Coffee Proving To Be Latest Battle Ground For Tencent And Alibaba

China Coffee

Retailers in China are taking sides in the rivalry between Alibaba and Tencent, and the latest battle ground is coffee: Chinese upstart Luckin Coffee is teaming up with Tencent on the heels of a partnership between Starbucks and food delivery service Ele.me, which is a unit of Alibaba. With Tencent and Luckin’s relationship, WeChat payments will be available at the coffee chain’s store and through online orders. In addition, the companies plan to look into payment innovation, such as facial recognition technology and robotic delivery.

WeChat Pay Deputy General Manager Lei Maofeng was quoted in South China Morning Post as saying that the company hopes “the cooperation with Luckin coffee will create a new lifestyle of ‘smart retail’ through tie-up on user traffic, technology exploration, application scenarios and management abilities.”

As of now, Luckin Coffee already offers some innovative technology: Customers can monitor the progress of their orders through a livestream and have them delivered in an average of just 18 minutes. Those capabilities haven’t been ignored by Starbucks, which is taking on Luckin’s delivery service through its tie-up with Alibaba.

These latest developments in China’s coffee space come as Starbucks was seeing a slowdown, which it is now blaming on third-party delivery services just weeks after boasting about its expansion in China, it was reported in late July. The coffee retailer also saw a decline in third-party companies placing big orders for delivery to their customers, which had been resulting in long in-store lines. But Starbucks’ partnership with Ele.me could give the retailer a boost in the country, as it aims to nearly double its number of stores in China by 2022. Sharon Zackfia, an analyst for William Blair, said in July that “an imminent announcement of a delivery solution is an important first step, as is a rollout of mobile ordering.”

In China, the market for coffee is valued at roughly 100 billion yuan annually. Instant coffee comprises 72 percent of the market, and fresh-brewed coffee makes up only 18 percent. Chinese consumers drink an average of 4.5 cups per year, while U.S. consumers drink an average of a whopping 269 cups of coffee per year. Even so, these latest coffee partnerships show the importance of delivery.

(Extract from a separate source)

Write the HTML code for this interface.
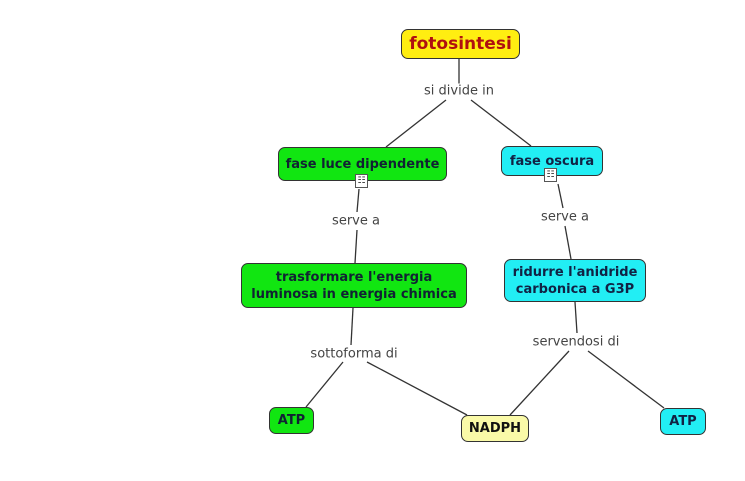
<!DOCTYPE html>
<html><head><meta charset="utf-8"><style>
body{margin:0;width:745px;height:481px;background:#fff;position:relative;overflow:hidden;font-family:"DejaVu Sans","Liberation Sans",sans-serif;}
.n{position:absolute;box-sizing:border-box;border:1.5px solid #333;border-radius:7px;display:flex;align-items:center;justify-content:center;text-align:center;font-weight:bold;font-size:13px;color:#114;line-height:17px;}
.g{background:#11e611;color:#123;}
.c{background:#22eef4;color:#124;}
.l{position:absolute;font-size:13px;color:#444;background:#fff;transform:translate(-50%,-50%);white-space:nowrap;}
.ic{position:absolute;width:13px;height:14px;border:1px solid #555;background:#fff;box-sizing:border-box;font-size:9px;line-height:12px;text-align:center;color:#333;}
</style></head><body>
<svg width="745" height="481" style="position:absolute;left:0;top:0">
<g stroke="#333" stroke-width="1.3" fill="none">
<line x1="459" y1="59" x2="459" y2="84"/>
<line x1="446" y1="100" x2="386" y2="147"/>
<line x1="471" y1="100" x2="531" y2="146"/>
<line x1="359" y1="189" x2="357" y2="212"/>
<line x1="357" y1="230" x2="355" y2="263"/>
<line x1="558" y1="184" x2="563" y2="208"/>
<line x1="565" y1="226" x2="571" y2="259"/>
<line x1="353" y1="308" x2="351" y2="345"/>
<line x1="343" y1="362" x2="306" y2="407"/>
<line x1="367" y1="362" x2="467" y2="415"/>
<line x1="575" y1="302" x2="577" y2="333"/>
<line x1="569" y1="351" x2="510" y2="415"/>
<line x1="588" y1="351" x2="664" y2="408"/>
</g></svg>
<div class="n" style="left:401px;top:29px;width:119px;height:30px;background:#ffee11;color:#b01010;font-size:17px;">fotosintesi</div>
<div class="l" style="left:459px;top:91px">si divide in</div>
<div class="n g" style="left:278px;top:147px;width:169px;height:34px;">fase luce dipendente</div>
<div class="n c" style="left:501px;top:146px;width:102px;height:30px;">fase oscura</div>
<div class="ic" style="left:355px;top:174px">&#9783;</div>
<div class="ic" style="left:544px;top:168px">&#9783;</div>
<div class="l" style="left:356px;top:221px">serve a</div>
<div class="l" style="left:565px;top:217px">serve a</div>
<div class="n g" style="left:241px;top:263px;width:226px;height:45px;">trasformare l'energia<br>luminosa in energia chimica</div>
<div class="n c" style="left:504px;top:259px;width:142px;height:43px;">ridurre l'anidride<br>carbonica a G3P</div>
<div class="l" style="left:354px;top:354px">sottoforma di</div>
<div class="l" style="left:576px;top:342px">servendosi di</div>
<div class="n g" style="left:269px;top:407px;width:45px;height:27px;">ATP</div>
<div class="n" style="left:461px;top:415px;width:68px;height:27px;background:#fafaa8;color:#111;">NADPH</div>
<div class="n c" style="left:660px;top:408px;width:46px;height:27px;">ATP</div>
</body></html>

On-demand services are not just important to customers looking for their morning cup of coffee without having to wait in line at their local coffee shop. They have also become “an entry point to other services, such as mobile payments, and also provide further insight into consumer spending patterns,” South China Morning Post reported in an article about the Tencent and Luckin tie-up.

The Race to Reach Retailers

The battle over coffee shops comes as archrivals Alibaba and Tencent have invested more than $10 billion in retailers since the beginning of last year. Their efforts have left retailers feeling they need to align with one of those players. As Kantar Worldpanel’s Jason Yu told CNBC, “All of the retailers in the brick-and-mortar world are very worried. They have to take a side. Otherwise, they are afraid they will be eaten alive in the future.”

That push is driven by the large cash piles and rising share prices of Alibaba and Tencent. At the same time, those eCommerce companies are locked in a race to get consumers and merchants to join their payment, logistics, social media and Big Data platforms. Working with Alibaba and Tencent comes with its benefits: Merchants can access payment systems and logistics services, as well as Big Data. When Alibaba invested $486 million in February into one retail-centered Big Data firm, in particular, Alibaba said the deal could “help brick-and-mortar retailers succeed in the digital age.”

Like their American counterpart Amazon, Alibaba and Tencent are fashioning identities that have less and less to do with online shopping and more to do with an integrated life approach. The companies are rolling out mobile payments at even more physical stores. Alibaba took an 18 percent stake in supermarket and convenience store operator Lianhua Supermarket Holdings in 2017. At the same time, Alibaba and its financial services arm, Ant Financial, invested over $1 billion in Chinese food delivery service Ele.me.

How will the battle between Alibaba and Tencent over retailers turn out? Many coffee and food deliveries could help determine that.